With regard to "faith-based", everything we know has a certain amount of
faith in it. Any reasoning has starting assumptions. I can't PROVE that
what I see with my eyes is really there and that my whole life hasn't
been a hallucination. It is a starting assumption I must make to decide
what to do with the information coming to my eyes. However, the
assumption that what I see is really there has been a very fruitful
assumption over the years, so I have a high level of trust in it.
Physics starts with an assumption that there is a real world outside of
myself, and it obeys logical principles that can be described
mathematically. Einstein pointed out, “The most incomprehensible thing
about the world is that it is comprehensible.” That is not a trivial
assumption, if one notes how little of human history that has been held.
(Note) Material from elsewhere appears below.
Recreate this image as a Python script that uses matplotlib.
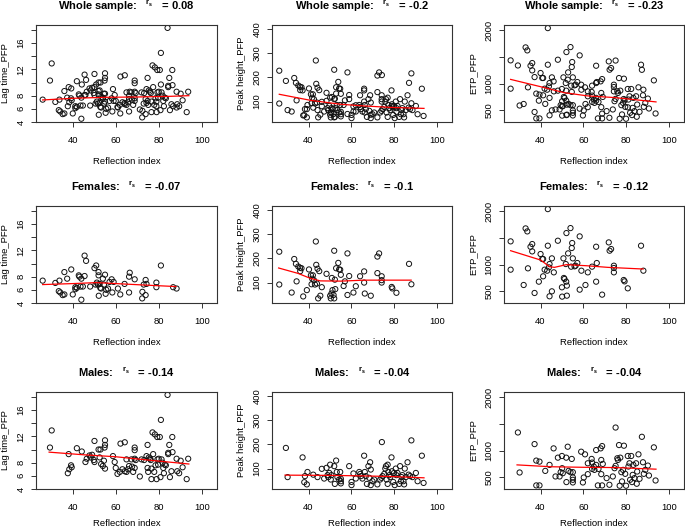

However, it has been an extremely fruitful starting assumption, so we
tend to forget the amount of “faith” involved. The atheist scientist
starts by assuming that physical universe—all that exist—obeys
mathematical principles. The Christian scientist could start with an
assumption of an unchanging God who created an universe that follows
orderly principles. Both arrive at the universe being governed by
logical principles that science seeks to understand, so you can’t use
science to distinguish between them. The Christian scientist, however,
could be comfortable with the idea that a God who established and
enforces natural laws might on occasion decide to suspend them for
special situations. Any such events, by definition, would be
‘supernatural’ and beyond the scope that normal science could evaluate.
There might be methods from other disciplines that might be able to
evaluate those (e.g. historical analysis), but no experiment I can
design could test those claims. All knowledge, is founded on untestable
starting assumptions; we can only distinguish them on the reasonableness
of those assumptions (on which we may not agree), logical consistancy of
the body of knowledge and how fruitful it is in describing the world.